No pictures go into the copy. Write out exactly the lines below from the one containing "Generate a Python" through the one containing "857, 827, 782, 715]".

——————

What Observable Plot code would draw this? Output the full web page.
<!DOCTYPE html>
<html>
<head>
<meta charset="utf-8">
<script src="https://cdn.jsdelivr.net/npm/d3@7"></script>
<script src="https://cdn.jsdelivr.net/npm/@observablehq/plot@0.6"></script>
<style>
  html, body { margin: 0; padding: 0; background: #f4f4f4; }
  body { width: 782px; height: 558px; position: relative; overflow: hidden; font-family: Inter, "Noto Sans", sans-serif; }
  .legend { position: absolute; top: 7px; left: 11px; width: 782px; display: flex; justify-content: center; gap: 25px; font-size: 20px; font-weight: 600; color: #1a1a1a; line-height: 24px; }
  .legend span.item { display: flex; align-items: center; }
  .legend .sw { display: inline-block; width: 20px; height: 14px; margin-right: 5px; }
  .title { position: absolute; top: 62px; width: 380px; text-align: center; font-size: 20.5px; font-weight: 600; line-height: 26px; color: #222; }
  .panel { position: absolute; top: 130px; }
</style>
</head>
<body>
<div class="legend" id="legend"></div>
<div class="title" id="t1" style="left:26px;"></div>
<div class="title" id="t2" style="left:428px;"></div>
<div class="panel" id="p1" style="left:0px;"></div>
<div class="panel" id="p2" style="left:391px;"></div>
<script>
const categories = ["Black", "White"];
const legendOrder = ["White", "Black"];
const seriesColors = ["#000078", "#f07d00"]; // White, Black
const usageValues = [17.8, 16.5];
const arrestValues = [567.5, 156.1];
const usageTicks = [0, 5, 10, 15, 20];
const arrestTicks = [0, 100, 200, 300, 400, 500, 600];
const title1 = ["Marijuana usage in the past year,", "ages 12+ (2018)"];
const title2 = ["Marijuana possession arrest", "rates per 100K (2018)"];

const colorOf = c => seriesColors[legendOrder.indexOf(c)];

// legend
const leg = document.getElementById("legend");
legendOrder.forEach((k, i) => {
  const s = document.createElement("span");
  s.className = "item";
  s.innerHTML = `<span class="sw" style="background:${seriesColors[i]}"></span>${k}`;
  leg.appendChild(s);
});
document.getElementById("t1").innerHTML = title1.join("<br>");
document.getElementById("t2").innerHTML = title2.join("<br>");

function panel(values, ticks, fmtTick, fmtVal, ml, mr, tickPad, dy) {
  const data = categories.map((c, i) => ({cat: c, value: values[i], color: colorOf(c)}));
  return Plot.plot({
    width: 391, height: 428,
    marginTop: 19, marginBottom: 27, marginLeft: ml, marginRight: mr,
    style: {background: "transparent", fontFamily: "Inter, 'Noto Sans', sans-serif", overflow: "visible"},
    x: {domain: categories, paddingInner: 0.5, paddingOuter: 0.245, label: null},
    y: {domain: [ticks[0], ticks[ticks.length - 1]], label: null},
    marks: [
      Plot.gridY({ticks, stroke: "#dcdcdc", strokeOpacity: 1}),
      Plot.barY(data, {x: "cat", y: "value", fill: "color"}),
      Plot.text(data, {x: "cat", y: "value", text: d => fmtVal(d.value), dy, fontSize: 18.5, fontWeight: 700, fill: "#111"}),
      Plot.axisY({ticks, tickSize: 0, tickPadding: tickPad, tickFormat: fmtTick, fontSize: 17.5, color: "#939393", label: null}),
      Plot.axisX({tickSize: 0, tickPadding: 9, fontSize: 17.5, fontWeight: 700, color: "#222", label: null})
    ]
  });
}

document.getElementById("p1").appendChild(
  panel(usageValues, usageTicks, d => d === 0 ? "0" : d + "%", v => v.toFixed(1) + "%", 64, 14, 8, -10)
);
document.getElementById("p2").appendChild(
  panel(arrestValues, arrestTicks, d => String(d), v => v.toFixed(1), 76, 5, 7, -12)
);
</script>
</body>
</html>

——————

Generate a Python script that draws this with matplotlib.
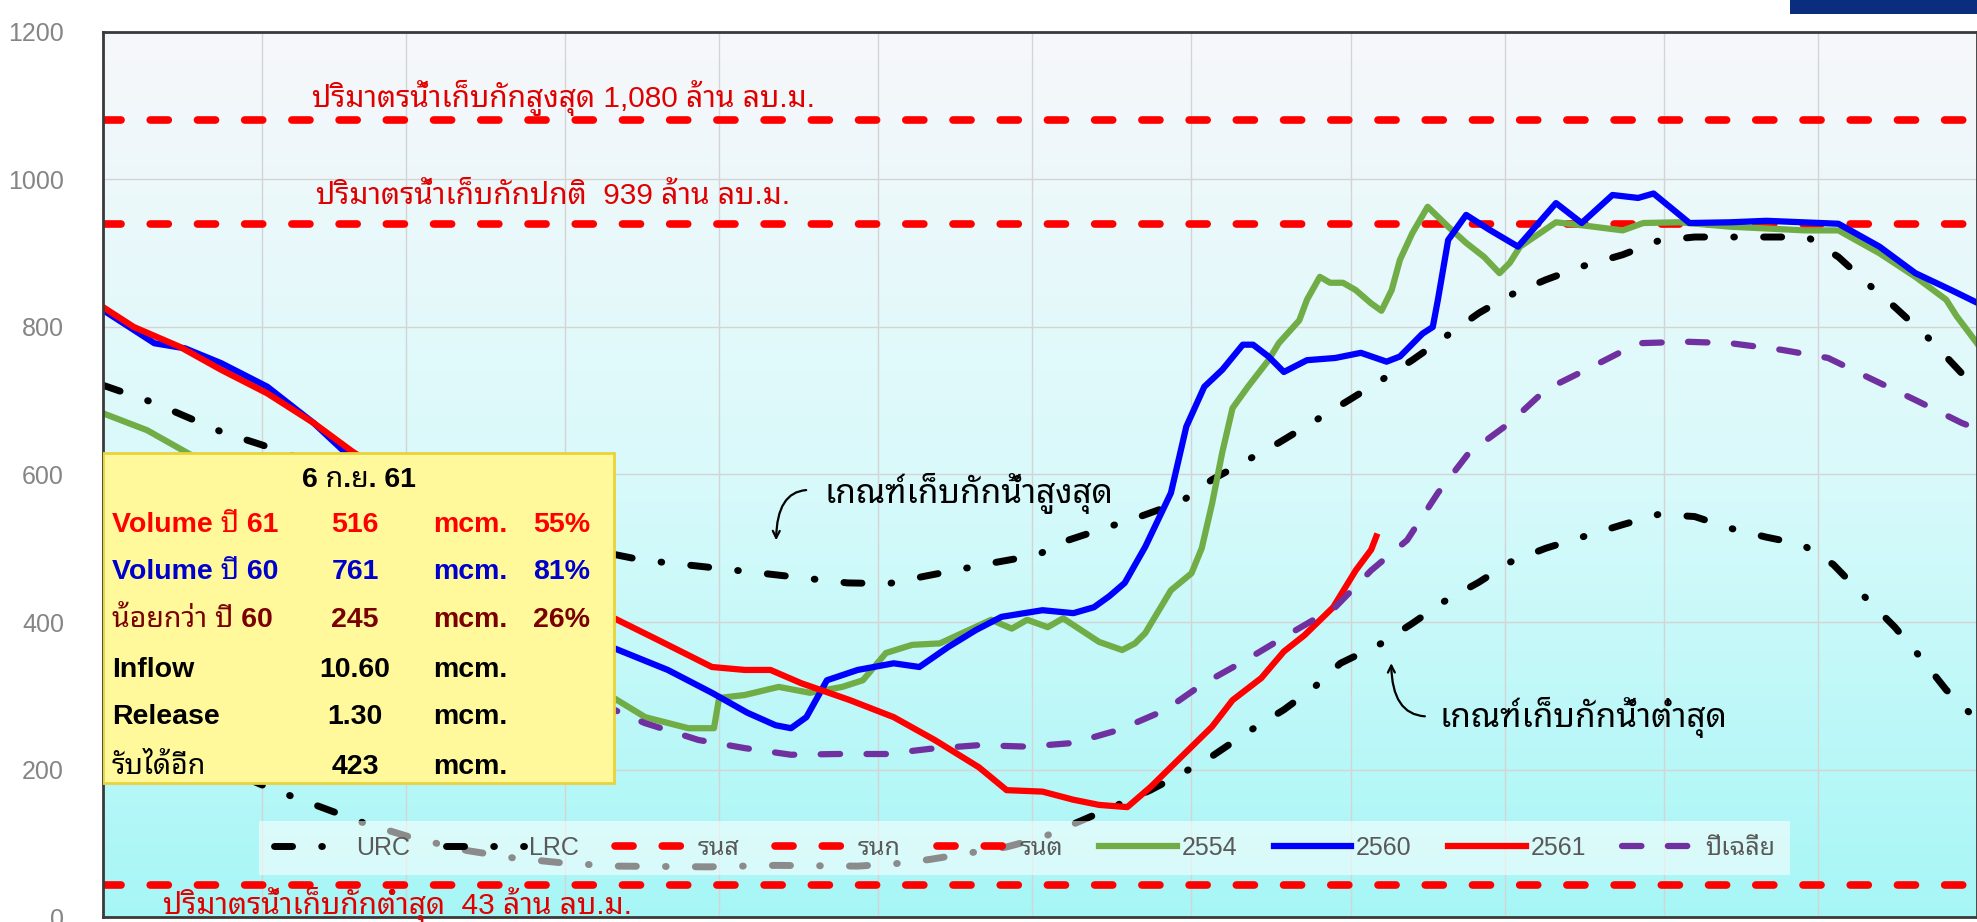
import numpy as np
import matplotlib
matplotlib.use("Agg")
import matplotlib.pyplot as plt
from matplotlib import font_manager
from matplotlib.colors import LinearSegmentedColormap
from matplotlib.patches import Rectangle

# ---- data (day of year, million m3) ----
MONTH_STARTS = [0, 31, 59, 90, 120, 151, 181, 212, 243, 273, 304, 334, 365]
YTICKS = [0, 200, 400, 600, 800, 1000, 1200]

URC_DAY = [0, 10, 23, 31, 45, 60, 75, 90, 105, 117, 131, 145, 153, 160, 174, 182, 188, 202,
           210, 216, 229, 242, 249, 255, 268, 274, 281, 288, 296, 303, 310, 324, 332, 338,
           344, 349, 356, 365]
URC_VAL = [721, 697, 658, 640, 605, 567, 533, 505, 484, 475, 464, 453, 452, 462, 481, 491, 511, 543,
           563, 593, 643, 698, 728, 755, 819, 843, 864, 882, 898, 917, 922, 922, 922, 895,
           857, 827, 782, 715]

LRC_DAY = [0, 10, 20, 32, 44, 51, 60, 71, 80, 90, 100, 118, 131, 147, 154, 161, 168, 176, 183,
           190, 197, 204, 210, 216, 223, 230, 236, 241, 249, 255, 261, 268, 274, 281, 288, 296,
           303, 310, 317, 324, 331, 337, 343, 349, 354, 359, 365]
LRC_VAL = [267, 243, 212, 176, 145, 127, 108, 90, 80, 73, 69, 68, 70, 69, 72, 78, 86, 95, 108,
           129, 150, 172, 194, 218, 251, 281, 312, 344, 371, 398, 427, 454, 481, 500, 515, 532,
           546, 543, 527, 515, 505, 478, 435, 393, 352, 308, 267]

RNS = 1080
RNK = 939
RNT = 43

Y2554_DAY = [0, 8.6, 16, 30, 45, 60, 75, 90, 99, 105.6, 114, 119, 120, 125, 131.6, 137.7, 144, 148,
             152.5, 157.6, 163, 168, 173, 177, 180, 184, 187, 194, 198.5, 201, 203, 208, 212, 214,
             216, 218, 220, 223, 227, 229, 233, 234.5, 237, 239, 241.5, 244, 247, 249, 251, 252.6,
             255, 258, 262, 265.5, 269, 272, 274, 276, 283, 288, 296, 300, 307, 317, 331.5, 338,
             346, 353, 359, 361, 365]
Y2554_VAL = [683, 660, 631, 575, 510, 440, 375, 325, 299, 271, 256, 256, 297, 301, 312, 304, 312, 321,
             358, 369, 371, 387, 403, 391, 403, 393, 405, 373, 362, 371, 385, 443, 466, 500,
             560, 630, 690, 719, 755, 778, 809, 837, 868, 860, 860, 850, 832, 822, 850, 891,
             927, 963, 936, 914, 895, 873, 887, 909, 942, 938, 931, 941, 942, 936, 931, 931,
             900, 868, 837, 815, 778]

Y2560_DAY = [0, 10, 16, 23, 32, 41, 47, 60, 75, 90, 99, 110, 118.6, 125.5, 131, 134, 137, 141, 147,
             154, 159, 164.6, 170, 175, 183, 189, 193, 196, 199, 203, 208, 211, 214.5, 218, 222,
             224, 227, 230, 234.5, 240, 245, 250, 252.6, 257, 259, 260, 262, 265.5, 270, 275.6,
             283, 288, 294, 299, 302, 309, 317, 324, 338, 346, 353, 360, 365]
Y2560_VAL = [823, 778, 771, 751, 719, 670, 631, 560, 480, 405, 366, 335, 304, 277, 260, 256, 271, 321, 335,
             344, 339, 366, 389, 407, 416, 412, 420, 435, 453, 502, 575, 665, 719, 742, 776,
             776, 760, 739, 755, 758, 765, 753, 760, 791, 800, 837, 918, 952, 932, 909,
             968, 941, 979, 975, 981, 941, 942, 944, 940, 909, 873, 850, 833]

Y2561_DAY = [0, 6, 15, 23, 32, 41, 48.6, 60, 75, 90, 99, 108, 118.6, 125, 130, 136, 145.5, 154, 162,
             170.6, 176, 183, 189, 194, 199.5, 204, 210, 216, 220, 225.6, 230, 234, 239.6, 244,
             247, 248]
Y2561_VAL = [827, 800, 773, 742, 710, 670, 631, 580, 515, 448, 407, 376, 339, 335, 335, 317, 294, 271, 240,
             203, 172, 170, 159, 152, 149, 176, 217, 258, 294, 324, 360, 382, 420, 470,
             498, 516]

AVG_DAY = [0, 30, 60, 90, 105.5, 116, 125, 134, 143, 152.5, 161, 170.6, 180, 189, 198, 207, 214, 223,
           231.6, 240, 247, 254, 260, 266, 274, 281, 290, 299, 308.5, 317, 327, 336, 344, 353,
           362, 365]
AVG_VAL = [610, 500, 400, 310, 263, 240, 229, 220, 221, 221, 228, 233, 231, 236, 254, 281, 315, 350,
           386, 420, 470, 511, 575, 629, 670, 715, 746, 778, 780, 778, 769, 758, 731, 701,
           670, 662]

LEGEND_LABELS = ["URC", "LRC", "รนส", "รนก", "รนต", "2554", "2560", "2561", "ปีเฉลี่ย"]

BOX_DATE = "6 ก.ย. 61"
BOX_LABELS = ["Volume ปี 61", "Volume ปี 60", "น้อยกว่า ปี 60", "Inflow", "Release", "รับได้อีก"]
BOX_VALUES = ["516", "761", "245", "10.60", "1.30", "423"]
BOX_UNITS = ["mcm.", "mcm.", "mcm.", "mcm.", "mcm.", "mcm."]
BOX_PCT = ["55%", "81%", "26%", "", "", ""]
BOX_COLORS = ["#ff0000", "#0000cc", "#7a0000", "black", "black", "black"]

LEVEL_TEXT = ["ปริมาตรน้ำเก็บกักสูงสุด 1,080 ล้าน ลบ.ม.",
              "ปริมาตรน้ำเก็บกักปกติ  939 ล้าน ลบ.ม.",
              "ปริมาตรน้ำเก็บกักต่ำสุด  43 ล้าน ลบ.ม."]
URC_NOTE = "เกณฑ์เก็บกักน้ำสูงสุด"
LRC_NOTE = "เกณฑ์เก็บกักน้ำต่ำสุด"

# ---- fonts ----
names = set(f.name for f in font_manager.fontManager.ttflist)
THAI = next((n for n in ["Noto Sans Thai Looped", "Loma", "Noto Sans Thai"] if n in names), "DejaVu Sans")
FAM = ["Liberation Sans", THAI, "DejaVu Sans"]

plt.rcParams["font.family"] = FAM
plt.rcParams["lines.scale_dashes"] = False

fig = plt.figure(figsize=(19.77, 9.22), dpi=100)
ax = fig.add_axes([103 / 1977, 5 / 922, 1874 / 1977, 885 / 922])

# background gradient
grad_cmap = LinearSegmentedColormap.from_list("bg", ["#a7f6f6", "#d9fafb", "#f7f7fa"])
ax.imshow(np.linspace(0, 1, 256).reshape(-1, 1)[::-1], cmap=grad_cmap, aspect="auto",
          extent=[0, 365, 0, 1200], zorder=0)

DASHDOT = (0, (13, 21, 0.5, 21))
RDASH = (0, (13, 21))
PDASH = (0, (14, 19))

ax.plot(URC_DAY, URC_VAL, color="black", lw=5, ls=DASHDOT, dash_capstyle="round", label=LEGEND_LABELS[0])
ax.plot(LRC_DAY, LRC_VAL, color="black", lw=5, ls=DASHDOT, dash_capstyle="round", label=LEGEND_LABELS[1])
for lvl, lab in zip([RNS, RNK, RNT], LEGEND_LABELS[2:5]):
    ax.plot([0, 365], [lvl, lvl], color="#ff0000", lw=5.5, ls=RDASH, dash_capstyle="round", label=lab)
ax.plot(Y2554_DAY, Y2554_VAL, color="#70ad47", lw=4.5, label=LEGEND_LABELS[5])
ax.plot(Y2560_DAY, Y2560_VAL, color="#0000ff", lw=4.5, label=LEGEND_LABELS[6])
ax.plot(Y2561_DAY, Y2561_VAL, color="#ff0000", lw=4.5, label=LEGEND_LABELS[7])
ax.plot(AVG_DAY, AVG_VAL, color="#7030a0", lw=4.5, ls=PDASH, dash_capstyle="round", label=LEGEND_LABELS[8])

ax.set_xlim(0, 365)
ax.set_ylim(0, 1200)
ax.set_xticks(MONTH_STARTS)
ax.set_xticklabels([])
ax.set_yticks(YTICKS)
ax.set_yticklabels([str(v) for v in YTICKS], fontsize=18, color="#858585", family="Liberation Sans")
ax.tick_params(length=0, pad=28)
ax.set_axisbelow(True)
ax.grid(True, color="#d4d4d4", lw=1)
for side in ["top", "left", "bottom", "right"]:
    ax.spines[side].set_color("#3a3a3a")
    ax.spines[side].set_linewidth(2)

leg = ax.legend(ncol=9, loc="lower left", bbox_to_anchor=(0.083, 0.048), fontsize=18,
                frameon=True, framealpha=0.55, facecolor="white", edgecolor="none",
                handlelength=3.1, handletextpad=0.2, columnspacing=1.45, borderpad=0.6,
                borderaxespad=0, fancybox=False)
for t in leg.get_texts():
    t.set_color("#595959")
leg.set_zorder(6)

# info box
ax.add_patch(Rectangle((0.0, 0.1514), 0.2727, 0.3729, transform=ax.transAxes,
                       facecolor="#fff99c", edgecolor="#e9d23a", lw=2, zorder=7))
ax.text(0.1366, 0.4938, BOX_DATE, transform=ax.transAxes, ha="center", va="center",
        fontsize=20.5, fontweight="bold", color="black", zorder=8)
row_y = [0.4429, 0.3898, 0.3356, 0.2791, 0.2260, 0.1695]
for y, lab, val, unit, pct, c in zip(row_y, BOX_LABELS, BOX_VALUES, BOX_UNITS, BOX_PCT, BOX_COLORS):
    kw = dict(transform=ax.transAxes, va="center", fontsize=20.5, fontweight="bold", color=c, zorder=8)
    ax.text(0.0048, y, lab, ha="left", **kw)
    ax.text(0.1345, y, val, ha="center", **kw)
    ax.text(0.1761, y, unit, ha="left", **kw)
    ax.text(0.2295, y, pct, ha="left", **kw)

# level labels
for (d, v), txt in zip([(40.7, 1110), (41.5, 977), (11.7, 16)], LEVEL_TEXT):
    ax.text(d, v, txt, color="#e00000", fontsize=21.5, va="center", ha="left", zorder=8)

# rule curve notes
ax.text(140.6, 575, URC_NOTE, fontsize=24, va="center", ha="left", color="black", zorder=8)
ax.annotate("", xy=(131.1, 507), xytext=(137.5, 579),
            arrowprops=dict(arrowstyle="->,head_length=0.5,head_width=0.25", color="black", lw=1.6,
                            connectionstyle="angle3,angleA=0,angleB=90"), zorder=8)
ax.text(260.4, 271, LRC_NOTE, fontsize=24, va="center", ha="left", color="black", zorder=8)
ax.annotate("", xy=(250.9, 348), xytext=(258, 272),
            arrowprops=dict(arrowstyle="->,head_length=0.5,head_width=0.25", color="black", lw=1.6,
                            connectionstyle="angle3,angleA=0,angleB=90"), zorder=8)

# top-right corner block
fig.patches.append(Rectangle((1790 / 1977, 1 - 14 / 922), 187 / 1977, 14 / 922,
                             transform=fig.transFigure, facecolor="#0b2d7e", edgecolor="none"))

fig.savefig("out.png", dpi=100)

——————

• **Answer to the problem**:
Generate a Python script that draws this with matplotlib.
import numpy as np
import matplotlib
matplotlib.use("Agg")
import matplotlib.pyplot as plt
from matplotlib import font_manager
from matplotlib.colors import LinearSegmentedColormap
from matplotlib.patches import Rectangle

# ---- data (day of year, million m3) ----
MONTH_STARTS = [0, 31, 59, 90, 120, 151, 181, 212, 243, 273, 304, 334, 365]
YTICKS = [0, 200, 400, 600, 800, 1000, 1200]

URC_DAY = [0, 10, 23, 31, 45, 60, 75, 90, 105, 117, 131, 145, 153, 160, 174, 182, 188, 202,
           210, 216, 229, 242, 249, 255, 268, 274, 281, 288, 296, 303, 310, 324, 332, 338,
           344, 349, 356, 365]
URC_VAL = [721, 697, 658, 640, 605, 567, 533, 505, 484, 475, 464, 453, 452, 462, 481, 491, 511, 543,
           563, 593, 643, 698, 728, 755, 819, 843, 864, 882, 898, 917, 922, 922, 922, 895,
           857, 827, 782, 715]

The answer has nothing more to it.